═══ Given data ═══

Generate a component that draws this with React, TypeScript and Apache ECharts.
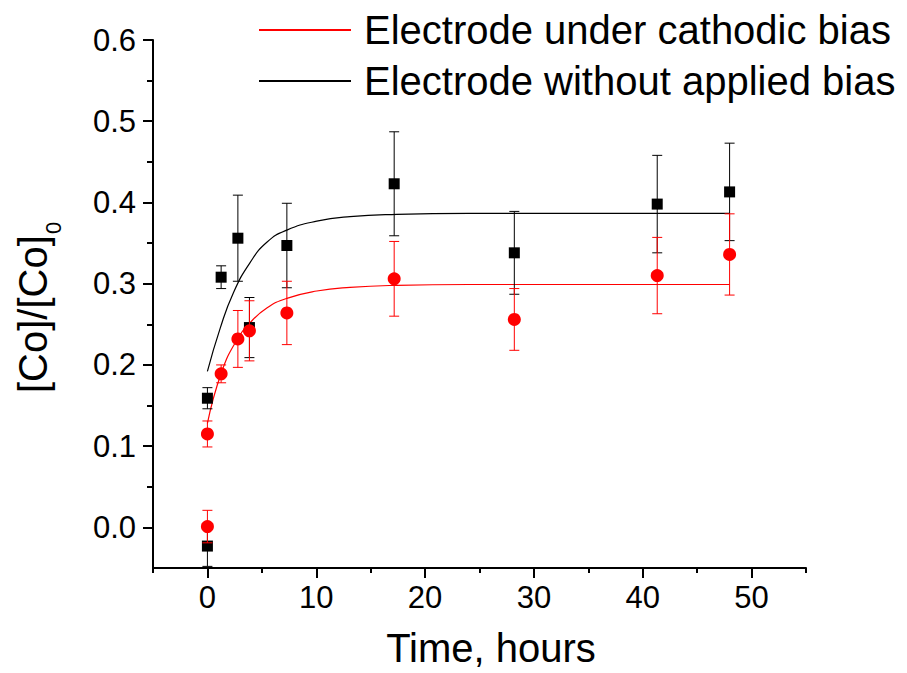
import React, { useEffect, useRef } from "react";
import * as echarts from "echarts";

// ---- data ----
const times = [0, 0, 1.26, 2.8, 3.86, 7.3, 17.16, 28.2, 41.33, 47.98];
const biasValues = [0.001, 0.115, 0.189, 0.232, 0.242, 0.264, 0.306, 0.256, 0.31, 0.336];
const biasErrors = [0.02, 0.016, 0.011, 0.035, 0.037, 0.039, 0.046, 0.038, 0.047, 0.05];
const noBiasValues = [-0.023, 0.159, 0.308, 0.356, 0.246, 0.347, 0.423, 0.338, 0.398, 0.413];
const noBiasErrors = [0.025, 0.013, 0.014, 0.053, 0.037, 0.052, 0.064, 0.051, 0.06, 0.06];

const biasFitX = [0, 1.3, 2.76, 3.92, 5.46, 7.3, 10.05, 13.1, 17.4, 24, 48];
const biasFitY = [0.128, 0.191, 0.232, 0.252, 0.27, 0.282, 0.291, 0.2955, 0.298, 0.299, 0.299];
const noBiasFitX = [0, 1.17, 2.39, 3.92, 5.46, 7.3, 10.05, 13.1, 17.4, 24, 48];
const noBiasFitY = [0.192, 0.245, 0.289, 0.326, 0.351, 0.366, 0.377, 0.3826, 0.3854, 0.3866, 0.3866];

const xTicks = [0, 10, 20, 30, 40, 50];
const xMinorTicks = [-5, 5, 15, 25, 35, 45, 55];
const yTicks = [0, 0.1, 0.2, 0.3, 0.4, 0.5, 0.6];
const yMinorTicks = [0.05, 0.15, 0.25, 0.35, 0.45, 0.55];

const seriesNames = ["Electrode under cathodic bias", "Electrode without applied bias"];
const xTitle = "Time, hours";
const yTitleMain = "[Co]/[Co]";
const yTitleSub = "0";

const FONT = "'Liberation Sans', Arial, sans-serif";

function errorBarSeries(name: string, vals: number[], errs: number[], color: string) {
  return {
    type: "custom",
    name,
    xAxisIndex: 0,
    yAxisIndex: 0,
    data: times.map((t, i) => [t, vals[i], errs[i]]),
    encode: { x: 0, y: 1 },
    silent: true,
    renderItem: (params: any, api: any) => {
      const x = api.value(0);
      const y = api.value(1);
      const e = api.value(2);
      const top = api.coord([x, y + e]);
      const bot = api.coord([x, y - e]);
      const hw = 5;
      const st = { stroke: color, lineWidth: 1 };
      return {
        type: "group",
        children: [
          { type: "line", shape: { x1: top[0], y1: top[1], x2: bot[0], y2: bot[1] }, style: st },
          { type: "line", shape: { x1: top[0] - hw, y1: top[1], x2: top[0] + hw, y2: top[1] }, style: st },
          { type: "line", shape: { x1: bot[0] - hw, y1: bot[1], x2: bot[0] + hw, y2: bot[1] }, style: st },
        ],
      };
    },
  };
}

export default function App() {
  const ref = useRef<HTMLDivElement>(null);
  useEffect(() => {
    if (!ref.current) return;
    const chart = echarts.init(ref.current, null, { renderer: "svg" });
    const axisLineStyle = { color: "#000", width: 2 };
    const option: any = {
      animation: false,
      backgroundColor: "#fff",
      textStyle: { fontFamily: FONT },
      grid: { left: 153, top: 40, width: 653, height: 531, containLabel: false },
      legend: {
        data: seriesNames,
        orient: "vertical",
        left: 259,
        top: 10,
        padding: 0,
        icon: "rect",
        itemWidth: 92,
        itemHeight: 2,
        itemGap: 11,
        textStyle: { fontFamily: FONT, fontSize: 40, color: "#000", lineHeight: 40, padding: [0, 0, 0, 8] },
      },
      xAxis: [
        {
          type: "value",
          min: -5,
          max: 55,
          position: "bottom",
          name: xTitle,
          nameLocation: "middle",
          nameGap: 60,
          nameTextStyle: { fontFamily: FONT, fontSize: 40, color: "#000", padding: [0, 0, 0, 23] },
          axisLine: { show: true, onZero: false, lineStyle: axisLineStyle },
          axisTick: { show: true, length: 10, lineStyle: axisLineStyle, customValues: xTicks },
          axisLabel: { fontFamily: FONT, fontSize: 31, color: "#000", margin: 14, customValues: xTicks },
          splitLine: { show: false },
        },
        {
          type: "value",
          min: -5,
          max: 55,
          position: "bottom",
          axisLine: { show: false, onZero: false },
          axisTick: { show: true, length: 5, lineStyle: axisLineStyle, customValues: xMinorTicks },
          axisLabel: { show: false },
          splitLine: { show: false },
        },
      ],
      yAxis: [
        {
          type: "value",
          min: -0.05,
          max: 0.6,
          position: "left",
          axisLine: { show: true, onZero: false, lineStyle: axisLineStyle },
          axisTick: { show: true, length: 10, lineStyle: axisLineStyle, customValues: yTicks },
          axisLabel: {
            fontFamily: FONT,
            fontSize: 31,
            color: "#000",
            margin: 17,
            customValues: yTicks,
            formatter: (v: number) => v.toFixed(1),
          },
          splitLine: { show: false },
        },
        {
          type: "value",
          min: -0.05,
          max: 0.6,
          position: "left",
          axisLine: { show: false, onZero: false },
          axisTick: { show: true, length: 6, lineStyle: axisLineStyle, customValues: yMinorTicks },
          axisLabel: { show: false },
          splitLine: { show: false },
        },
      ],
      graphic: [
        {
          type: "group",
          x: 33,
          y: 393,
          rotation: Math.PI / 2,
          children: [
            {
              type: "text",
              x: 0,
              y: 0,
              style: { text: yTitleMain, fontSize: 40, fontFamily: FONT, fill: "#000", align: "left", verticalAlign: "middle" },
            },
            {
              type: "text",
              x: 159,
              y: 20,
              style: { text: yTitleSub, fontSize: 22, fontFamily: FONT, fill: "#000", align: "left", verticalAlign: "middle" },
            },
          ],
        },
      ],
      series: [
        {
          type: "line",
          name: seriesNames[1],
          data: noBiasFitX.map((x, i) => [x, noBiasFitY[i]]),
          symbol: "none",
          smooth: 0.5,
          lineStyle: { color: "#000", width: 1.2 },
          itemStyle: { color: "#000" },
          z: 2,
        },
        {
          type: "line",
          name: seriesNames[0],
          data: biasFitX.map((x, i) => [x, biasFitY[i]]),
          symbol: "none",
          smooth: 0.5,
          lineStyle: { color: "#ff0000", width: 1.2 },
          itemStyle: { color: "#ff0000" },
          z: 2,
        },
        { ...errorBarSeries("noBiasErr", noBiasValues, noBiasErrors, "#000"), z: 3 },
        {
          type: "scatter",
          name: "noBiasData",
          data: times.map((t, i) => [t, noBiasValues[i]]),
          symbol: "rect",
          symbolSize: 11,
          itemStyle: { color: "#000", opacity: 1 },
          z: 4,
        },
        { ...errorBarSeries("biasErr", biasValues, biasErrors, "#ff0000"), z: 5 },
        {
          type: "scatter",
          name: "biasData",
          data: times.map((t, i) => [t, biasValues[i]]),
          symbol: "circle",
          symbolSize: 13,
          itemStyle: { color: "#ff0000", opacity: 1 },
          z: 6,
        },
      ],
    };
    chart.setOption(option);
    return () => chart.dispose();
  }, []);
  return (
    <div
      ref={ref}
      style={{ position: "fixed", left: 0, top: 0, width: 907, height: 673, background: "#fff" }}
    />
  );
}
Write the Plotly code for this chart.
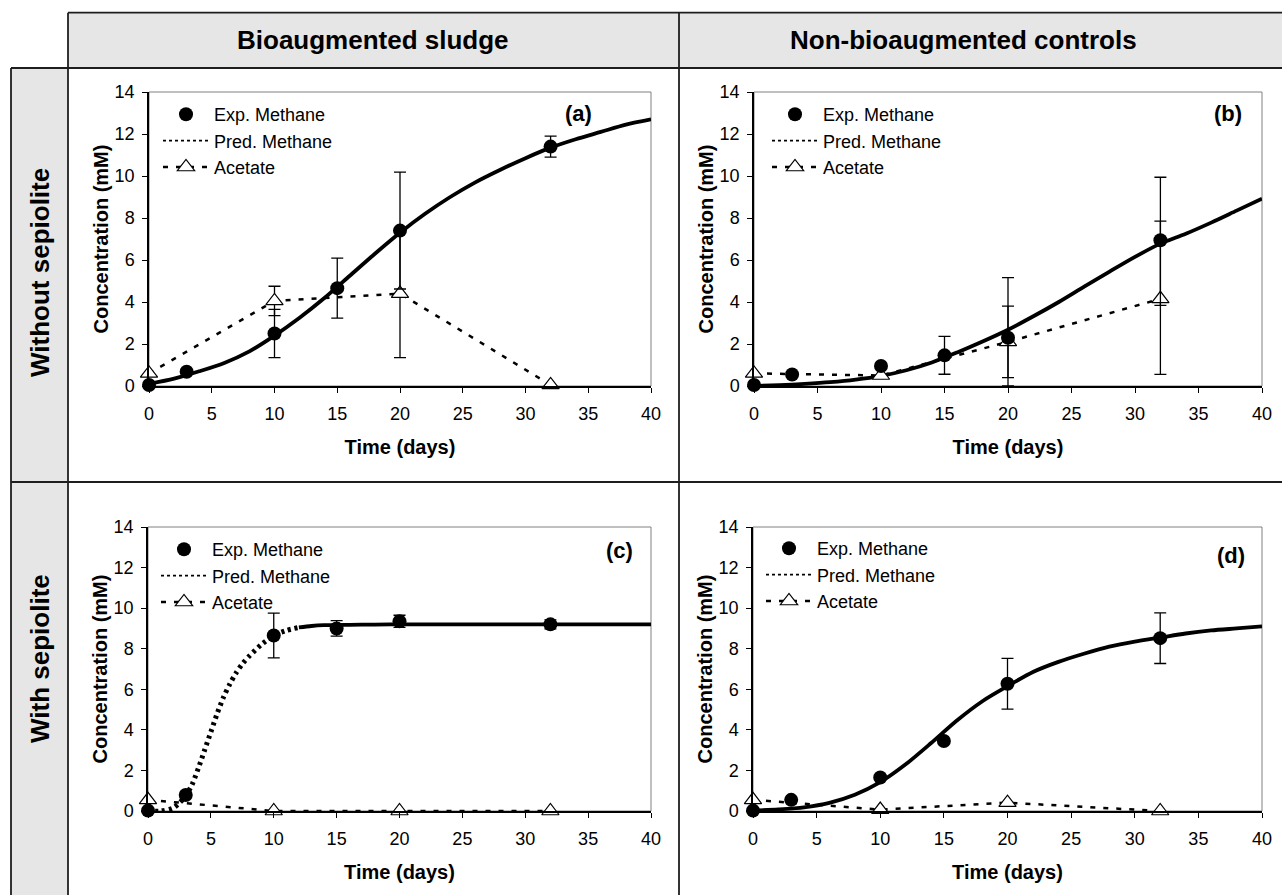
import plotly.graph_objects as go

W, H = 1282, 895

# ---------------- text ----------------
col_headers = ["Bioaugmented sludge", "Non-bioaugmented controls"]
row_headers = ["Without sepiolite", "With sepiolite"]
panel_labels = ["(a)", "(b)", "(c)", "(d)"]
name_exp = "Exp. Methane"
name_pred = "Pred. Methane"
name_acet = "Acetate"
x_title = "Time (days)"
y_title = "Concentration (mM)"
x_ticks = [0, 5, 10, 15, 20, 25, 30, 35, 40]
y_ticks = [0, 2, 4, 6, 8, 10, 12, 14]

# ---------------- data ----------------
exp_days = [0, 3, 10, 15, 20, 32]
acetate_days = [0, 10, 20, 32]
pred_days = [0, 2, 4, 6, 8, 10, 12, 14, 16, 18, 20, 22, 24, 26, 28, 30, 32, 34, 36, 38, 40]
c_pred_days = [0, 1, 2, 2.5, 3, 3.5, 4, 4.5, 5, 5.5, 6, 6.5, 7, 7.5, 8, 9, 10, 11, 12,
               13, 14, 16, 18, 20, 25, 30, 35, 40]

# (a) bioaugmented, without sepiolite
a_methane = [0.05, 0.68, 2.50, 4.66, 7.40, 11.40]
a_methane_err_up = [None, None, 1.15, 1.43, 2.78, 0.50]
a_methane_err_dn = [None, None, 1.15, 1.43, 2.78, 0.50]
a_acetate = [0.60, 4.05, 4.40, 0.05]
a_acetate_err_up = [None, 0.70, 3.05, None]
a_acetate_err_dn = [None, 0.70, 3.05, None]
a_pred = [0.10, 0.35, 0.70, 1.10, 1.65, 2.40, 3.25, 4.20, 5.25, 6.30, 7.30,
          8.20, 9.00, 9.70, 10.30, 10.85, 11.35, 11.75, 12.10, 12.45, 12.70]

# (b) non-bioaugmented, without sepiolite
b_methane = [0.05, 0.55, 0.95, 1.46, 2.30, 6.94]
b_methane_err_up = [None, None, None, 0.90, 2.86, 3.00]
b_methane_err_dn = [None, None, None, 0.90, 2.30, 3.10]
b_acetate = [0.60, 0.50, 2.10, 4.15]
b_acetate_err_up = [None, None, 1.70, 3.70]
b_acetate_err_dn = [None, None, 1.70, 3.60]
b_pred = [0.00, 0.04, 0.10, 0.18, 0.30, 0.48, 0.75, 1.12, 1.60, 2.12, 2.68,
          3.32, 4.00, 4.73, 5.45, 6.15, 6.78, 7.25, 7.78, 8.35, 8.92]

# (c) bioaugmented, with sepiolite
c_methane = [0.02, 0.79, 8.65, 9.00, 9.35, 9.20]
c_methane_err_up = [None, None, 1.10, 0.38, 0.30, 0.22]
c_methane_err_dn = [None, None, 1.10, 0.38, 0.30, 0.22]
c_acetate = [0.55, 0.00, 0.00, 0.00]
c_acetate_err_up = [None, None, None, None]
c_acetate_err_dn = [None, None, None, None]
c_pred = [0.00, 0.00, 0.15, 0.40, 0.75, 1.30, 2.10, 3.00, 3.90, 4.80, 5.60, 6.25, 6.80,
          7.25, 7.60, 8.20, 8.65, 8.90, 9.05, 9.12, 9.16, 9.18, 9.19, 9.20, 9.20, 9.20,
          9.20, 9.20]

# (d) non-bioaugmented, with sepiolite
d_methane = [0.02, 0.55, 1.65, 3.45, 6.27, 8.52]
d_methane_err_up = [None, None, None, None, 1.25, 1.25]
d_methane_err_dn = [None, None, None, None, 1.25, 1.25]
d_acetate = [0.55, 0.07, 0.41, 0.00]
d_acetate_err_up = [None, None, None, None]
d_acetate_err_dn = [None, None, None, None]
d_pred = [0.02, 0.08, 0.18, 0.40, 0.80, 1.42, 2.30, 3.35, 4.45, 5.40, 6.15,
          6.85, 7.35, 7.75, 8.10, 8.35, 8.55, 8.75, 8.90, 9.00, 9.10]

# label positions in data units (x days, y mM)
label_pos = [(34.2, 13.0), (37.3, 12.96), (37.5, 12.84), (37.6, 12.6)]

panels = [
    dict(m=a_methane, mu=a_methane_err_up, md=a_methane_err_dn, a=a_acetate,
         au=a_acetate_err_up, ad=a_acetate_err_dn, pd=pred_days, p=a_pred, split=None),
    dict(m=b_methane, mu=b_methane_err_up, md=b_methane_err_dn, a=b_acetate,
         au=b_acetate_err_up, ad=b_acetate_err_dn, pd=pred_days, p=b_pred, split=None),
    dict(m=c_methane, mu=c_methane_err_up, md=c_methane_err_dn, a=c_acetate,
         au=c_acetate_err_up, ad=c_acetate_err_dn, pd=c_pred_days, p=c_pred, split=12),
    dict(m=d_methane, mu=d_methane_err_up, md=d_methane_err_dn, a=d_acetate,
         au=d_acetate_err_up, ad=d_acetate_err_dn, pd=pred_days, p=d_pred, split=None),
]

# ---------------- layout geometry (pixels) ----------------
panel_geom = [(149, 651, 92, 386), (754, 1262, 92, 386),
              (148, 651, 527, 811), (753, 1262, 527, 811)]
legend_geom = [(158, 96), (767, 96), (156, 531), (761, 530)]

FONT = "Liberation Sans, Arial, Helvetica, sans-serif"
LINE = "#1e1e1e"
GRAY = "#e6e6e6"


def fx(p):
    return p / W


def fy(p):
    return 1 - p / H


fig = go.Figure()
layout = dict(
    width=W, height=H, autosize=False,
    margin=dict(l=0, r=0, t=0, b=0, pad=0),
    paper_bgcolor="white", plot_bgcolor="white",
    font=dict(family=FONT, color="black", size=18),
    showlegend=True,
)
shapes = []
annotations = []


def err_subset(xs, ys, up, dn):
    idx = [i for i in range(len(xs)) if up[i] is not None]
    return ([xs[i] for i in idx], [ys[i] for i in idx],
            [up[i] for i in idx], [dn[i] for i in idx])


for i, (pn, geom, lg) in enumerate(zip(panels, panel_geom, legend_geom)):
    k = "" if i == 0 else str(i + 1)
    xr, yr = "x" + k, "y" + k
    lname = "legend" + k
    x0, x1, yt, yb = geom
    layout["xaxis" + k] = dict(
        domain=[fx(x0), fx(x1)], anchor=yr, range=[0, 40], tickvals=x_ticks,
        ticks="outside", ticklen=5, tickwidth=1, tickcolor="black",
        showline=True, linecolor="black", linewidth=1.5, showgrid=False,
        zeroline=False, tickfont=dict(size=18, family=FONT), ticklabelstandoff=6,
        title=dict(text=x_title, font=dict(size=20, family=FONT, weight="bold"), standoff=17),
        fixedrange=True, automargin=False,
    )
    layout["yaxis" + k] = dict(
        domain=[fy(yb), fy(yt)], anchor=xr, range=[0, 14], tickvals=y_ticks,
        ticks="outside", ticklen=5, tickwidth=1, tickcolor="black",
        showline=True, linecolor="black", linewidth=1.5, showgrid=False,
        zeroline=False, tickfont=dict(size=18, family=FONT), ticklabelstandoff=4,
        title=dict(text=y_title, font=dict(size=20, family=FONT, weight="bold"), standoff=1),
        fixedrange=True, automargin=False,
    )
    layout[lname] = dict(
        x=fx(lg[0]), y=fy(lg[1]), xanchor="left", yanchor="top",
        bgcolor="rgba(0,0,0,0)", borderwidth=0, tracegroupgap=0,
        font=dict(size=18, family=FONT, color="black"), itemwidth=46,
        itemclick=False, itemdoubleclick=False,
    )
    # panel frame (gray top/right)
    shapes.append(dict(type="rect", xref=xr + " domain", yref=yr + " domain",
                       x0=0, x1=1, y0=0, y1=1, line=dict(color="#808080", width=1),
                       layer="below"))

    # predicted methane curve
    if pn["split"] is None:
        fig.add_trace(go.Scatter(
            x=pn["pd"], y=pn["p"], mode="lines", xaxis=xr, yaxis=yr,
            line=dict(color="black", width=3.8, shape="spline", smoothing=0.8),
            showlegend=False, cliponaxis=False, hoverinfo="skip"))
    else:
        s = pn["pd"].index(pn["split"])
        fig.add_trace(go.Scatter(
            x=pn["pd"][:s + 1], y=pn["p"][:s + 1], mode="lines", xaxis=xr, yaxis=yr,
            line=dict(color="black", width=5, shape="spline", smoothing=0.8,
                      dash="3px,4px"),
            showlegend=False, cliponaxis=False, hoverinfo="skip"))
        fig.add_trace(go.Scatter(
            x=pn["pd"][s:], y=pn["p"][s:], mode="lines", xaxis=xr, yaxis=yr,
            line=dict(color="black", width=3.8, shape="spline", smoothing=0.8),
            showlegend=False, cliponaxis=False, hoverinfo="skip"))

    # acetate error bars
    ex, ey, eu, ed = err_subset(acetate_days, pn["a"], pn["au"], pn["ad"])
    if ex:
        fig.add_trace(go.Scatter(
            x=ex, y=ey, mode="markers", xaxis=xr, yaxis=yr, marker=dict(size=1, opacity=0),
            error_y=dict(type="data", symmetric=False, array=eu, arrayminus=ed,
                         color="black", thickness=1.3, width=6),
            showlegend=False, cliponaxis=False, hoverinfo="skip"))
    # acetate
    fig.add_trace(go.Scatter(
        x=acetate_days, y=pn["a"], mode="lines+markers", xaxis=xr, yaxis=yr,
        name=name_acet, legend=lname, legendrank=3,
        line=dict(color="black", width=2.5, dash="5px,8px"),
        marker=dict(symbol="triangle-up", size=15, color="white",
                    line=dict(color="black", width=1.2)),
        cliponaxis=False))
    # methane error bars
    ex, ey, eu, ed = err_subset(exp_days, pn["m"], pn["mu"], pn["md"])
    if ex:
        fig.add_trace(go.Scatter(
            x=ex, y=ey, mode="markers", xaxis=xr, yaxis=yr, marker=dict(size=1, opacity=0),
            error_y=dict(type="data", symmetric=False, array=eu, arrayminus=ed,
                         color="black", thickness=1.3, width=6),
            showlegend=False, cliponaxis=False, hoverinfo="skip"))
    # experimental methane
    fig.add_trace(go.Scatter(
        x=exp_days, y=pn["m"], mode="markers", xaxis=xr, yaxis=yr,
        name=name_exp, legend=lname, legendrank=1,
        marker=dict(symbol="circle", size=14, color="black"),
        cliponaxis=False))
    # legend entry for predicted methane
    fig.add_trace(go.Scatter(
        x=[None], y=[None], mode="lines", xaxis=xr, yaxis=yr,
        name=name_pred, legend=lname, legendrank=2,
        line=dict(color="black", width=1.6, dash="dot")))

    lx, ly = label_pos[i]
    annotations.append(dict(text=panel_labels[i], x=lx, y=ly, xref=xr, yref=yr,
                            xanchor="center", yanchor="middle",
                            showarrow=False, font=dict(size=22, family=FONT, weight="bold")))

# ---------------- table frame ----------------
shapes += [
    dict(type="rect", xref="paper", yref="paper", x0=fx(68), x1=fx(1300), y0=fy(68),
         y1=fy(12.7), fillcolor=GRAY, line=dict(width=0), layer="below"),
    dict(type="rect", xref="paper", yref="paper", x0=fx(11), x1=fx(68), y0=fy(910),
         y1=fy(68), fillcolor=GRAY, line=dict(width=0), layer="below"),
]
lines_px = [
    (68, 12.7, 1300, 12.7), (11, 68, 1300, 68), (11, 482, 1300, 482),
    (68, 12.7, 68, 910), (11, 68, 11, 910), (679, 12.7, 679, 910),
]
for (ax0, ay0, ax1, ay1) in lines_px:
    shapes.append(dict(type="line", xref="paper", yref="paper", x0=fx(ax0), y0=fy(ay0),
                       x1=fx(ax1), y1=fy(ay1), line=dict(color=LINE, width=1.8)))

hdr_font = dict(size=26, family=FONT, weight="bold", color="black")
annotations += [
    dict(text=col_headers[0], x=fx(373), y=fy(40), xref="paper", yref="paper",
         xanchor="center", yanchor="middle", showarrow=False, font=hdr_font),
    dict(text=col_headers[1], x=fx(963), y=fy(40), xref="paper", yref="paper",
         xanchor="center", yanchor="middle", showarrow=False, font=hdr_font),
    dict(text=row_headers[0], x=fx(40), y=fy(273), xref="paper", yref="paper",
         xanchor="center", yanchor="middle", showarrow=False, textangle=-90, font=hdr_font),
    dict(text=row_headers[1], x=fx(40), y=fy(659), xref="paper", yref="paper",
         xanchor="center", yanchor="middle", showarrow=False, textangle=-90, font=hdr_font),
]

layout["shapes"] = shapes
layout["annotations"] = annotations
fig.update_layout(**layout)
fig.write_html(
    "out.html",
    config={"displayModeBar": False},
    post_script=("document.body.style.margin='0px';"
                 "document.body.style.overflow='hidden';"
                 "document.documentElement.style.overflow='hidden';"),
)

═══

[Task to complete] Take the stretch from the line containing "Write the Plotly code for this chart." through the line containing "12.10, 12.45, 12.70]" and reproduce it exactly, both ends included. Omit the pictures.

[The result]
Write the Plotly code for this chart.
import plotly.graph_objects as go

W, H = 1282, 895

# ---------------- text ----------------
col_headers = ["Bioaugmented sludge", "Non-bioaugmented controls"]
row_headers = ["Without sepiolite", "With sepiolite"]
panel_labels = ["(a)", "(b)", "(c)", "(d)"]
name_exp = "Exp. Methane"
name_pred = "Pred. Methane"
name_acet = "Acetate"
x_title = "Time (days)"
y_title = "Concentration (mM)"
x_ticks = [0, 5, 10, 15, 20, 25, 30, 35, 40]
y_ticks = [0, 2, 4, 6, 8, 10, 12, 14]

# ---------------- data ----------------
exp_days = [0, 3, 10, 15, 20, 32]
acetate_days = [0, 10, 20, 32]
pred_days = [0, 2, 4, 6, 8, 10, 12, 14, 16, 18, 20, 22, 24, 26, 28, 30, 32, 34, 36, 38, 40]
c_pred_days = [0, 1, 2, 2.5, 3, 3.5, 4, 4.5, 5, 5.5, 6, 6.5, 7, 7.5, 8, 9, 10, 11, 12,
               13, 14, 16, 18, 20, 25, 30, 35, 40]

# (a) bioaugmented, without sepiolite
a_methane = [0.05, 0.68, 2.50, 4.66, 7.40, 11.40]
a_methane_err_up = [None, None, 1.15, 1.43, 2.78, 0.50]
a_methane_err_dn = [None, None, 1.15, 1.43, 2.78, 0.50]
a_acetate = [0.60, 4.05, 4.40, 0.05]
a_acetate_err_up = [None, 0.70, 3.05, None]
a_acetate_err_dn = [None, 0.70, 3.05, None]
a_pred = [0.10, 0.35, 0.70, 1.10, 1.65, 2.40, 3.25, 4.20, 5.25, 6.30, 7.30,
          8.20, 9.00, 9.70, 10.30, 10.85, 11.35, 11.75, 12.10, 12.45, 12.70]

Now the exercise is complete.